In the half-court offence players must have choices on what options to use. If a pass from guard to guard is not available, or if there is a different priority the first cutter, 3, may choose to initiate a ‘first option’.
Diagram 1: 3 passes to 4 and in this case 5 will pivot on his right foot to face the basket and create a post screen for 3’s cut to the basket. Note: as in a third option cut, it is the responsibility of the cutter to work his man off the screen rather than the post player moving to set the screen.
If there is no defensive help from the post defender then 4 may be able to pass to 3 for a shot close to the basket. If there is defensive help then 5 sets an inside screen on 4 who drives hard to the middle of the free throw line (or at least to the middle area of the court) for a possible jump shot, or roll off pass to 5.

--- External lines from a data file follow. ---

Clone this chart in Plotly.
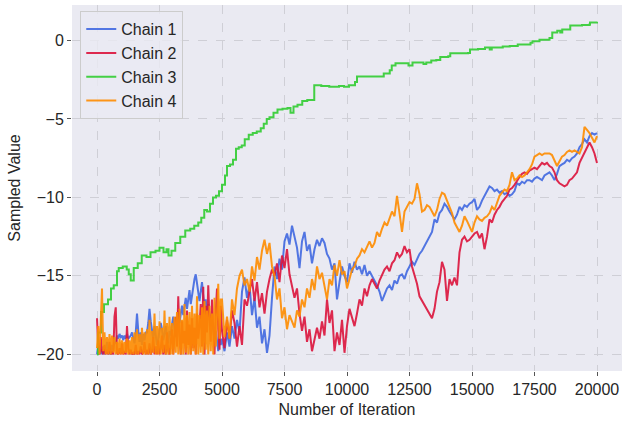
import plotly.graph_objects as go

# Stored iterations: every 50 during the first 5000 (burn-in), every 100 afterwards
iterations = list(range(0, 5000, 50)) + list(range(5000, 20001, 100))

chain1 = [
    # 0 - 4950
    -20.0, -19.4, -20.0, -19.7, -20.0, -19.5, -20.0, -19.8, -19.2, -20.0,
    -19.6, -20.0, -19.4, -19.7, -19.2, -19.3, -18.8, -19.0, -18.7, -18.9,
    -18.8, -19.1, -18.8, -19.0, -18.7, -19.0, -18.9, -18.8, -18.6, -19.0,
    -19.3, -18.6, -17.4, -18.5, -19.2, -18.6, -19.4, -18.7, -19.1, -18.6,
    -18.6, -18.0, -17.1, -17.9, -18.5, -19.0, -18.2, -18.8, -19.4, -19.0,
    -18.6, -18.0, -18.4, -19.1, -18.7, -18.2, -18.9, -19.3, -18.5, -18.8,
    -18.1, -17.6, -18.4, -18.9, -17.8, -17.2, -18.0, -17.4, -16.9, -17.5,
    -17.0, -16.4, -17.1, -16.6, -15.9, -16.8, -16.2, -15.6, -15.2, -14.9,
    -15.5, -15.9, -16.6, -16.0, -15.4, -16.3, -17.0, -16.5, -17.4, -16.8,
    -17.6, -18.2, -17.8, -18.6, -19.1, -18.5, -19.3, -19.8, -19.0, -19.4,
    # 5000 - 10000
    -19.0, -19.8, -18.6, -19.5, -18.2, -19.0, -17.8, -18.6, -16.0, -15.1, -16.4,
    -15.6, -17.5, -16.4, -18.3, -17.6, -19.3, -18.4, -19.9, -18.8, -16.4,
    -14.4, -15.2, -13.9, -14.6, -12.8, -12.3, -13.0, -11.8, -12.5, -13.2,
    -14.5, -12.8, -12.2, -13.4, -13.0, -14.2, -13.3, -12.7, -13.1, -12.6,
    -12.9, -13.6, -13.9, -14.6, -14.2, -16.5, -15.4, -14.4, -15.0, -15.4,
    # 10100 - 20000
    -14.2, -14.8, -14.1, -14.6, -14.4, -14.9, -14.3, -15.0, -14.7, -15.0,
    -15.2, -15.6, -16.0, -16.6, -16.2, -15.8, -15.6, -15.9, -15.3, -15.5,
    -15.0, -14.9, -15.2, -14.7, -14.4, -14.1, -14.3, -13.9, -13.6, -13.4,
    -13.1, -12.8, -12.5, -12.2, -11.4, -11.6, -11.0, -10.8, -10.4, -10.6,
    -10.9, -11.2, -11.4, -11.1, -10.6, -10.8, -10.5, -10.6, -10.4, -10.3,
    -10.1, -10.8, -10.6, -10.2, -9.9, -9.6, -9.3, -9.4, -9.6, -9.5,
    -9.7, -9.6, -9.8, -9.7, -9.9, -9.8, -9.6, -9.1, -9.2, -9.0,
    -9.1, -8.9, -8.9, -9.0, -8.8, -8.7, -8.8, -8.9, -8.6, -8.5,
    -8.4, -8.6, -8.9, -8.5, -8.0, -7.9, -7.8, -7.6, -7.7, -7.5,
    -7.4, -7.2, -6.8, -6.6, -6.3, -6.5, -6.1, -5.9, -6.0, -5.9,
]

chain2 = [
    # 0 - 4950
    -17.7, -19.6, -20.0, -18.9, -19.8, -20.0, -19.4, -20.0, -19.7, -20.0,
    -19.2, -20.0, -19.8, -20.0, -17.6, -17.0, -19.9, -20.0, -19.6, -20.0,
    -19.3, -20.0, -19.8, -20.0, -18.2, -19.6, -20.0, -19.7, -20.0, -19.9,
    -20.0, -19.4, -20.0, -19.8, -20.0, -19.5, -20.0, -19.9, -19.2, -20.0,
    -19.7, -20.0, -19.3, -20.0, -19.8, -18.9, -20.0, -19.5, -20.0, -19.1,
    -20.0, -19.6, -18.8, -20.0, -19.4, -20.0, -18.6, -19.8, -20.0, -19.2,
    -18.4, -20.0, -19.0, -17.6, -19.5, -16.3, -18.8, -20.0, -17.9, -19.3,
    -18.5, -20.0, -17.2, -19.4, -18.1, -20.0, -17.7, -19.6, -18.3, -20.0,
    -17.4, -19.0, -18.2, -16.8, -19.5, -15.7, -20.0, -16.9, -18.6, -15.6,
    -17.8, -19.2, -16.5, -18.9, -20.0, -17.3, -15.8, -18.4, -19.7, -16.9,
    # 5000 - 10000
    -18.5, -19.6, -17.8, -19.0, -17.2, -18.0, -19.5, -18.2, -19.4, -16.5, -16.9,
    -16.0, -15.2, -16.6, -15.4, -17.0, -16.1, -17.4, -16.0, -15.2, -14.6,
    -15.0, -14.2, -15.4, -13.7, -14.5, -13.3, -14.9, -15.6, -16.4, -15.8,
    -17.4, -18.5, -17.6, -19.2, -18.4, -19.8, -19.1, -18.3, -19.0, -17.9,
    -18.8, -16.5, -18.0, -17.2, -19.8, -18.6, -19.4, -17.8, -19.9, -18.2,
    # 10100 - 20000
    -17.1, -17.6, -18.2, -17.4, -16.5, -16.9, -15.8, -16.3, -15.6, -15.2,
    -15.5, -15.8, -15.3, -14.9, -14.6, -14.4, -14.7, -14.2, -14.0, -13.5,
    -13.8, -13.6, -13.1, -13.5, -13.3, -14.4, -14.9, -15.5, -16.3, -16.6,
    -16.9, -17.2, -17.5, -17.7, -17.1, -16.0, -15.4, -14.1, -14.6, -16.6,
    -15.2, -15.6, -15.1, -15.6, -13.5, -12.7, -12.5, -12.8, -12.7, -12.5,
    -12.3, -12.2, -12.6, -12.3, -13.3, -12.5, -11.4, -11.6, -11.1, -10.8,
    -10.6, -10.3, -10.1, -9.9, -9.5, -9.4, -9.2, -8.9, -8.7, -8.5,
    -8.4, -8.5, -8.3, -8.2, -8.1, -8.2, -8.0, -7.8, -7.9, -7.8,
    -8.0, -8.1, -8.4, -8.9, -9.1, -9.2, -9.3, -9.2, -8.9, -8.8,
    -8.6, -8.4, -7.8, -7.5, -7.2, -6.9, -6.5, -6.8, -7.2, -7.8,
]

chain4 = [
    # 0 - 4950
    -19.6, -18.2, -20.0, -17.3, -15.8, -19.8, -18.6, -20.0, -18.9, -20.0,
    -18.7, -20.0, -18.8, -19.9, -18.9, -20.0, -19.2, -20.0, -19.0, -20.0,
    -19.1, -20.0, -19.2, -19.9, -19.0, -20.0, -19.1, -20.0, -18.9, -20.0,
    -18.6, -20.0, -18.4, -20.0, -18.7, -19.9, -18.3, -20.0, -18.6, -20.0,
    -18.4, -20.0, -17.8, -20.0, -18.5, -19.9, -17.4, -20.0, -18.2, -20.0,
    -17.9, -20.0, -18.3, -19.9, -17.2, -20.0, -18.0, -20.0, -17.6, -20.0,
    -18.0, -20.0, -17.6, -19.9, -17.3, -20.0, -17.1, -20.0, -17.8, -20.0,
    -16.8, -19.9, -17.5, -20.0, -17.3, -20.0, -16.9, -19.8, -17.4, -20.0,
    -16.3, -20.0, -17.5, -19.9, -17.0, -20.0, -16.6, -19.7, -17.2, -20.0,
    -16.9, -19.8, -17.4, -20.0, -16.4, -19.5, -17.0, -15.5, -19.0, -16.5,
    # 5000 - 10000
    -16.5, -18.9, -17.6, -19.0, -16.5, -17.5, -15.8, -15.0, -14.6, -15.6, -15.2,
    -16.0, -14.4, -15.3, -13.8, -14.6, -13.4, -12.7, -13.6, -12.9, -14.4,
    -15.0, -16.5, -15.8, -17.7, -17.0, -18.4, -17.5, -17.9, -18.3, -17.2,
    -17.6, -16.5, -17.0, -15.8, -16.4, -15.2, -15.9, -14.4, -15.2, -14.8,
    -15.7, -16.5, -15.2, -15.6, -14.3, -15.0, -14.0, -14.9, -14.7, -15.8,
    # 10100 - 20000
    -15.2, -14.6, -14.4, -13.9, -13.7, -13.3, -13.5, -13.1, -12.8, -13.2,
    -12.9, -12.2, -12.5, -12.0, -11.6, -11.8, -11.3, -10.9, -11.2, -9.9,
    -11.0, -12.2, -10.9, -10.6, -10.3, -10.4, -10.1, -9.1, -9.8, -10.9,
    -10.8, -10.5, -10.6, -10.9, -11.2, -10.8, -10.1, -9.7, -9.8, -10.2,
    -10.6, -11.0, -11.6, -11.9, -12.2, -11.8, -11.2, -11.5, -11.9, -12.2,
    -11.6, -11.2, -11.4, -11.5, -11.3, -11.2, -11.0, -10.6, -10.8, -10.4,
    -9.9, -9.7, -9.5, -9.6, -9.2, -8.4, -8.9, -8.8, -8.6, -8.7,
    -8.6, -8.4, -8.2, -7.9, -7.4, -7.3, -7.2, -7.3, -7.2, -7.2,
    -7.2, -7.3, -7.6, -8.0, -7.7, -7.4, -7.3, -7.1, -7.0, -7.1,
    -7.0, -7.1, -7.2, -6.8, -5.5, -5.7, -5.9, -6.2, -6.5, -6.1,
]

# Chain 3 moves in discrete jumps; keep the iterations where its value changes
chain3_iter = [
    0, 40, 160, 280, 440, 560, 670, 800, 870, 1030,
    1190, 1270, 1350, 1470, 1630, 1790, 1980, 2140, 2340, 2500,
    2660, 2780, 2860, 2980, 3130, 3330, 3530, 3730, 3890, 4050,
    4170, 4290, 4400, 4520, 4640, 4760, 4880, 5000, 5120, 5200,
    5320, 5440, 5560, 5670, 5790, 5910, 6070, 6230, 6390, 6550,
    6670, 6790, 6900, 7060, 7220, 7420, 7620, 7740, 7860, 8020,
    8210, 8410, 8610, 8690, 8970, 9290, 9680, 9880, 10080, 10320,
    10400, 10870, 11390, 11470, 11710, 11790, 11940, 12380, 12460, 12620,
    12860, 13060, 13170, 13370, 13570, 13730, 14050, 14130, 14520, 14840,
    14920, 15240, 15520, 15630, 15710, 15790, 16230, 16510, 16830, 17340,
    17420, 17700, 18100, 18210, 18410, 18530, 18610, 18930, 19400, 19680,
    19720, 20000,
]
chain3 = [
    -20.0, -18.6, -17.3, -16.8, -16.5, -15.8, -15.6, -14.7, -14.5, -14.4,
    -14.6, -14.9, -15.3, -14.5, -14.2, -13.7, -13.8, -13.5, -13.4, -13.2,
    -13.5, -13.3, -13.7, -13.4, -12.9, -12.5, -12.1, -12.0, -11.8, -11.6,
    -11.3, -10.8, -10.9, -10.4, -10.0, -9.9, -9.6, -9.2, -8.6, -8.0,
    -7.9, -7.6, -6.9, -6.8, -6.7, -6.3, -6.0, -5.9, -5.8, -5.6,
    -5.3, -5.0, -4.9, -4.6, -4.4, -4.35, -4.3, -4.6, -4.2, -4.1,
    -3.85, -3.8, -3.8, -2.85, -2.9, -2.95, -2.9, -2.95, -2.85, -2.65,
    -2.3, -2.3, -2.3, -2.1, -1.9, -1.6, -1.45, -1.45, -1.6, -1.4,
    -1.4, -1.5, -1.4, -1.27, -1.25, -1.05, -1.0, -0.82, -0.82, -0.8,
    -0.57, -0.55, -0.44, -0.45, -0.58, -0.45, -0.38, -0.35, -0.25, -0.15,
    -0.05, 0.05, 0.15, 0.5, 0.62, 0.5, 0.7, 0.95, 0.98, 1.0,
    1.15, 1.2,
]

chain_names = ["Chain 1", "Chain 2", "Chain 3", "Chain 4"]
chain_colors = ["#4169E1", "#DC143C", "#32CD32", "#FF8C00"]
# chain 3 holds its value between jumps, the others are drawn point to point
chain_shapes = ["linear", "linear", "hv", "linear"]

x_ticks = [0, 2500, 5000, 7500, 10000, 12500, 15000, 17500, 20000]
x_tick_labels = [str(v) for v in x_ticks]
y_ticks = [-20, -15, -10, -5, 0]

series = [
    (iterations, chain1),
    (iterations, chain2),
    (chain3_iter, chain3),
    (iterations, chain4),
]

fig = go.Figure()
for (xs, ys), name, color, shape in zip(series, chain_names, chain_colors, chain_shapes):
    fig.add_trace(go.Scatter(
        x=xs, y=ys, mode="lines", name=name,
        line=dict(color=color, width=2, shape=shape),
        opacity=0.9,
    ))

font_family = "Liberation Sans, Arial, sans-serif"
grid_color = "#CFCFD6"
text_color = "#262626"

fig.update_layout(
    width=622, height=427,
    margin=dict(l=72, r=0, t=5, b=56),
    paper_bgcolor="white",
    plot_bgcolor="#EAEAF2",
    font=dict(family=font_family, size=16, color=text_color),
    showlegend=True,
    legend=dict(
        x=0.015, y=0.983, xanchor="left", yanchor="top",
        bgcolor="rgba(234,234,242,0.8)",
        bordercolor="#CCCCCC", borderwidth=1,
        font=dict(size=16, color=text_color),
        itemwidth=30,
    ),
)

fig.update_xaxes(
    range=[-1000, 21000],
    tickvals=x_ticks, ticktext=x_tick_labels,
    ticks="outside", ticklen=4, tickcolor="#555555",
    showgrid=True, gridcolor=grid_color, griddash="dash", gridwidth=1,
    zeroline=False, showline=False,
    title=dict(text="Number of Iteration", standoff=6, font=dict(size=16)),
    tickfont=dict(size=16),
)
fig.update_yaxes(
    range=[-21.06, 2.26],
    tickvals=y_ticks,
    ticks="outside", ticklen=4, tickcolor="#555555",
    showgrid=True, gridcolor=grid_color, griddash="dash", gridwidth=1,
    zeroline=False, showline=False,
    title=dict(text="Sampled Value", standoff=12, font=dict(size=16)),
    tickfont=dict(size=16),
)

fig.write_html("out.html")
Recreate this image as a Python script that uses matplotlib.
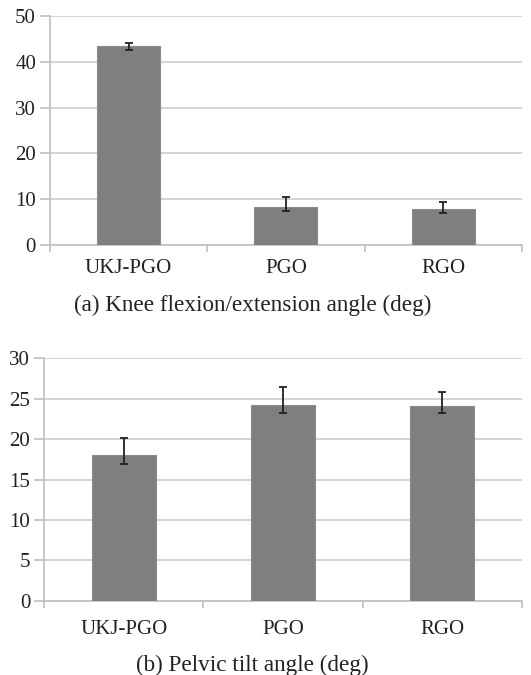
import numpy as np
import matplotlib.pyplot as plt

groups = ["UKJ-PGO", "PGO", "RGO"]

knee_mean = [43.5, 8.2, 7.9]
knee_err_lo = [0.9, 0.8, 1.0]
knee_err_hi = [0.7, 2.2, 1.5]

pelvic_mean = [18.0, 24.2, 24.1]
pelvic_err_lo = [1.1, 0.9, 0.9]
pelvic_err_hi = [2.1, 2.3, 1.7]

plt.rcParams['font.family'] = ['Liberation Serif', 'DejaVu Serif']

fig = plt.figure(figsize=(5.31, 6.75), dpi=100)
ax1 = fig.add_axes([0.094, 0.637, 0.889, 0.339])
ax2 = fig.add_axes([0.083, 0.110, 0.900, 0.359])

bar_col = "#7f7f7f"
grid_col = "#d4d4d4"
axis_col = "#bfbfbf"
cap_x = 0.475  # captions sit a bit left of the figure centre


def draw(ax, means, lo, hi, ymax, step, caption, pad, lpad):
    x = np.arange(len(groups))
    ax.bar(x, means, width=0.4, color=bar_col, edgecolor="#8c8c8c", linewidth=0.8,
           zorder=3)
    ax.errorbar(x, means, yerr=[lo, hi], fmt="none", ecolor="#222222",
                elinewidth=1.3, capsize=3, capthick=1.3, zorder=4)
    ax.set_xlim(-0.5, len(groups) - 0.5)
    ax.set_ylim(0, ymax)
    ax.set_yticks(np.arange(0, ymax + step, step))
    ax.yaxis.grid(True, color=grid_col, linewidth=1.4, zorder=0)
    for s in ["top", "right"]:
        ax.spines[s].set_visible(False)
    for s in ["left", "bottom"]:
        ax.spines[s].set_color(axis_col)
        ax.spines[s].set_linewidth(1.2)
    ax.set_xticks(x)
    ax.set_xticklabels(groups)
    ax.tick_params(axis="x", length=0, pad=pad, labelsize=15, colors="#222222")
    ax.set_xticks(np.arange(-0.5, len(groups), 1.0), minor=True)
    ax.tick_params(axis="x", which="minor", length=5, color=axis_col, width=1.2)
    ax.tick_params(axis="y", length=7, color=axis_col, width=1.2, labelsize=15,
                   pad=3)
    for t in ax.get_yticklabels():
        t.set_color("#222222")
    ax.set_xlabel(caption, fontsize=16.7, labelpad=lpad, color="#222222")
    pos = ax.get_position()
    ax.xaxis.label.set_x((cap_x - pos.x0) / pos.width)


draw(ax1, knee_mean, knee_err_lo, knee_err_hi, 50, 10,
     "(a) Knee flexion/extension angle (deg)", 10, 12)
draw(ax2, pelvic_mean, pelvic_err_lo, pelvic_err_hi, 30, 5,
     "(b) Pelvic tilt angle (deg)", 14, 11)

fig.savefig("out.png", dpi=100)
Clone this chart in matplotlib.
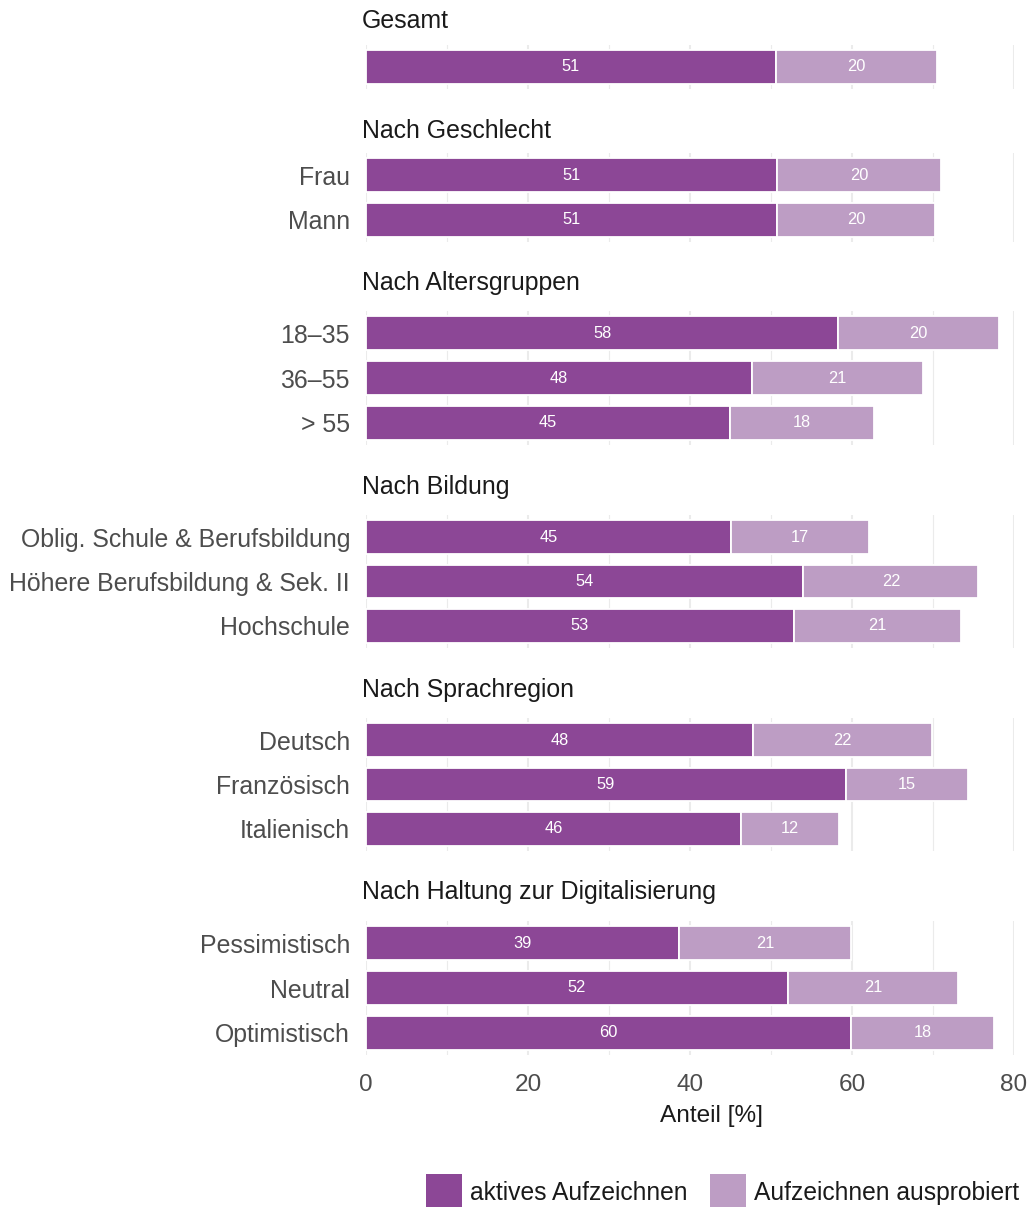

If neither the shot nor the pass is available 4 passes to 3 who cuts round a double screen set by 2 and 1. 3 may have a shot or a hard penetrating drive to the basket. If no shot or drive is available 3 looks to feed 5 who works off a screen set by 2. The timing of 2’s screen is made when the pass is in motion to 3. 5 must wait for the screen to be set on the left side of the basket before he makes his cut, otherwise the defence is better able to switch or crowd the area under the basket. 1 makes a short lead along the baseline to keep his defence honest. If his defender stays close to the basket to help defend 5 then 1 will be available for a short jump shot after a pass from 3.
The defence will usually try a number of variations to combat the screens and the cuts and I will describe these next, but it must be emphasised that the sound execution of the fundamentals of passing, screening, dribbling and shooting will be vital for the successful conclusion of the play, as well as good judgement on shot selection.
If no scoring options are available the players are able to fluently balance to the regular shuffle positions on the right side with 5 moving up to the post, 1 moving to the four spot, 4 stepping up to the point and 2 moving to the feeder spot. Another first option could be run on the right side or a third option to the left.
First Option Variations
First - Early roll
Sometimes the defensive post man is able to provide help to the cutter and still move up to his man and then prepare to help, or jump switch on the 4 man when he tries to drive over the screen set by 5. The 4 man must be prepared for this tactic and when he sees 5’s defender over playing in preparation for the switch 4 should make eye communication with 5 and tell him to make an “early roll” to the basket. This will often provide a shot close to the basket for 5, or at least relieve the pressure on 4 who will make his drive to the free throw line one on one if the early pass to 5 is not available. All the normal options will follow if no early shot is taken.
First - Curl Cut
The defender on 3 has a major task considering the screens he must negotiate and sometimes he will try to take short cuts, or overplay. This means all players must be aware of what options may be available. If 3s defensive player “trails” him around the double screen 3 may choose to curl around the screens set be 2 and 1 and continue all the way into the keyway instead of popping out toward the side-line for a jump shot or pass. He could then be available for a pass from 4, but if not he would continue to set a screen for 5.
In this case 1 would be the player to step out for a pass from 4 and 2 would make the short lead along the baseline. Communication between all players is important and recognition of what the defence is trying to do determine which option might be the best.
First - Pick or pop
At the conclusion of the first option when 5 has made use of the screen and no shot is available 4 may set a down screen for 2 (or 1 if it had been a curl cut) who is often available for a short jump shot after a pass from 3. Alternatively 2 may step up to set a back screen for 4 who cuts to the left side of the basket for a pass from 3. This can provide an excellent “alley oop” opportunity for very athletic players.
In the above diagram the 4 has gone down to set the screen for the 2 who will ‘pop’ to the foul line area for the shot or the possible pass to 4, who will post up once the 2 has received the ball. It is possible for players to read the defence and decide during the course of play if it will be the 2 down screening for the 4 or the 4 up screening for the 4. However, it is easier and sometimes more effective to predetermine what action will take place when getting to this phase of the offence.